7 Things You Didn’t Know About Coca-Cola

February 26, 2014

It’s one of the oldest and most distinctively American products…but how much do you really know about Coke?

  • Coca-Cola FactsCoca-Cola inventor John Pemberton, a trained doctor, served in the Civil War…for the Confederate Army. He made it to the rank of colonel, and in combat he suffered a wound that left him addicted to morphine. He created Coca-Cola as a way to break himself (and he presumed, many others) of that addiction. It worked, although in the 19th century, Coca-Cola contained both alcohol and cocaine, with the former phased out the latter ultimately replaced with caffeine.
  • Cost of a serving of Coca-Cola at a soda fountain in 1886: 5 cents. Cost of a serving of Coca-Cola until 1959: 5 cents. Coke kept the price at a nickel for more than seven decades, surviving progressive inflation and even World War II-era rationing that made sugar triple in cost to keep prices down. Reason: It was a form of marketing, a way to build consumer trust. (Economists have a name for this: “nominal pride rigidity.”
  • In 1932, Coca-Cola introduced the concept of selling beverages in a six-pack. A plastic six-pack ring wasn’t used—it was a printed cardboard carton, similar to the 12-pack cardboard tubes used to sell soda in supermarkets today.
  • The reformulation of Coca-Cola and introduction of “New Coke” was a famous debacle for the company in 1985-86, so much so that the original formula was quickly returned to stores under the name “Coca-Cola Classic.” New Coke, however, was not an immediate failure. It maintained a 3 percent market share for years, until it was renamed “Coke II” in 1990. It was hard to find, but Coke II/New Coke was available all the way up until 2002.
  • The New Coke incident seemed like such a dumb business move that it spawned many urban legends and conspiracy theories. One was that the restored old-Coke formula somehow tasted “different”—because it was different.
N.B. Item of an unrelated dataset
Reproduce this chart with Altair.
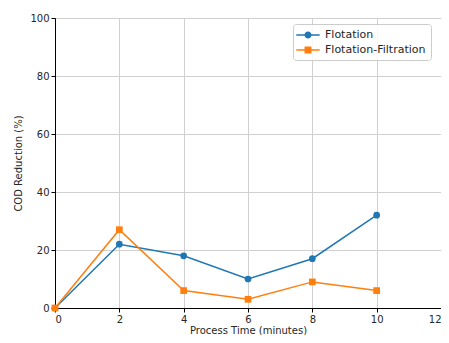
import altair as alt
import pandas as pd

time_min = [0, 2, 4, 6, 8, 10]
flotation = [0, 22, 18, 10, 17, 32]
flotation_filtration = [0, 27, 6, 3, 9, 6]
series_names = ["Flotation", "Flotation-Filtration"]
series_colors = ["#1f77b4", "#ff7f0e"]
x_ticks = [0, 2, 4, 6, 8, 10, 12]
y_ticks = [0, 20, 40, 60, 80, 100]

records = []
for name, values in zip(series_names, [flotation, flotation_filtration]):
    for t, v in zip(time_min, values):
        records.append({"time": t, "reduction": v, "series": name})
df = pd.DataFrame(records)

# legend glyphs: short line with marker (unit path scaled by sqrt(size)/2)
seg = "M-1.95,-0.125H1.95V0.125H-1.95Z"
circle_glyph = seg + " M0.58,0A0.58,0.58 0 1 1 -0.58,0A0.58,0.58 0 1 1 0.58,0Z"
square_glyph = seg + " M-0.58,-0.58H0.58V0.58H-0.58Z"

FONT = "DejaVu Sans"

legend = alt.Legend(
    title=None,
    orient="none",
    legendX=238,
    legendY=6,
    symbolSize=144,
    symbolStrokeWidth=0,
    symbolOpacity=1,
    symbolOffset=4,
    labelFont=FONT,
    labelFontSize=11,
    labelColor="#262626",
    labelOffset=11,
    padding=5,
    rowPadding=4,
    strokeColor="#cccccc",
    fillColor="rgba(255,255,255,0.85)",
    cornerRadius=3,
)

x_enc = alt.X(
    "time:Q",
    scale=alt.Scale(domain=[0, 12], nice=False),
    axis=alt.Axis(values=x_ticks, title="Process Time (minutes)", format="d"),
)
y_enc = alt.Y(
    "reduction:Q",
    scale=alt.Scale(domain=[0, 100], nice=False),
    axis=alt.Axis(values=y_ticks, title="COD Reduction (%)", format="d"),
)
color_enc = alt.Color(
    "series:N",
    scale=alt.Scale(domain=series_names, range=series_colors),
    legend=legend,
)

base = alt.Chart(df)

legend_layer = base.mark_point(filled=True, opacity=0).encode(
    x=x_enc,
    y=y_enc,
    color=color_enc,
    shape=alt.Shape(
        "series:N",
        scale=alt.Scale(domain=series_names, range=[circle_glyph, square_glyph]),
        legend=legend,
    ),
)
lines = base.mark_line(strokeWidth=1.5).encode(x=x_enc, y=y_enc, color=color_enc)
circles = (
    base.transform_filter(alt.datum.series == series_names[0])
    .mark_point(filled=True, size=45, opacity=1, shape="circle")
    .encode(x=x_enc, y=y_enc, color=color_enc)
)
squares = (
    base.transform_filter(alt.datum.series == series_names[1])
    .mark_point(filled=True, size=45, opacity=1, shape="square")
    .encode(x=x_enc, y=y_enc, color=color_enc)
)

chart = (
    alt.layer(legend_layer, lines, circles, squares)
    .properties(
        width=386,
        height=290,
        autosize=alt.AutoSizeParams(type="none"),
        padding={"left": 47, "top": 10, "right": 0, "bottom": 27},
        background="white",
    )
    .configure_view(stroke="black", strokeWidth=1)
    .configure_axis(
        labelFont=FONT,
        titleFont=FONT,
        labelFontSize=10,
        titleFontSize=10,
        titleFontWeight="normal",
        labelColor="#262626",
        titleColor="#262626",
        domainColor="black",
        tickColor="black",
        tickSize=4,
        labelPadding=2,
        gridColor="#d0d0d0",
        gridWidth=1,
    )
    .configure_axisX(titlePadding=1)
    .configure_axisY(titlePadding=6)
)

chart.save("out.html", embed_options={"renderer": "svg", "actions": False})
Some believed that Coke had used the New Coke switchover as a ruse to replace the sugar in original with cheaper high-fructose corn syrup. The truth? Somewhere in the middle. In 1980, Coca-Cola had begun replacing a little bit of the sugar with HFCS, gradually increasing the ratio in favor of the new sweetener. By 1985, and with the restoration of Coca-Cola, the transition was complete.
  • The formula for Coca-Cola is known by only two executives and is held in a vault in a branch of SunTrust Bank in Atlanta, not far from Coca-Cola headquarters.
  • The beverage reportedly lacks the ability to impart “taste memory.” That means that you can remember, at least vaguely, what Coca-Cola tastes like, enough to crave one and drink one every day…but not enough so that you ever get tired of the taste.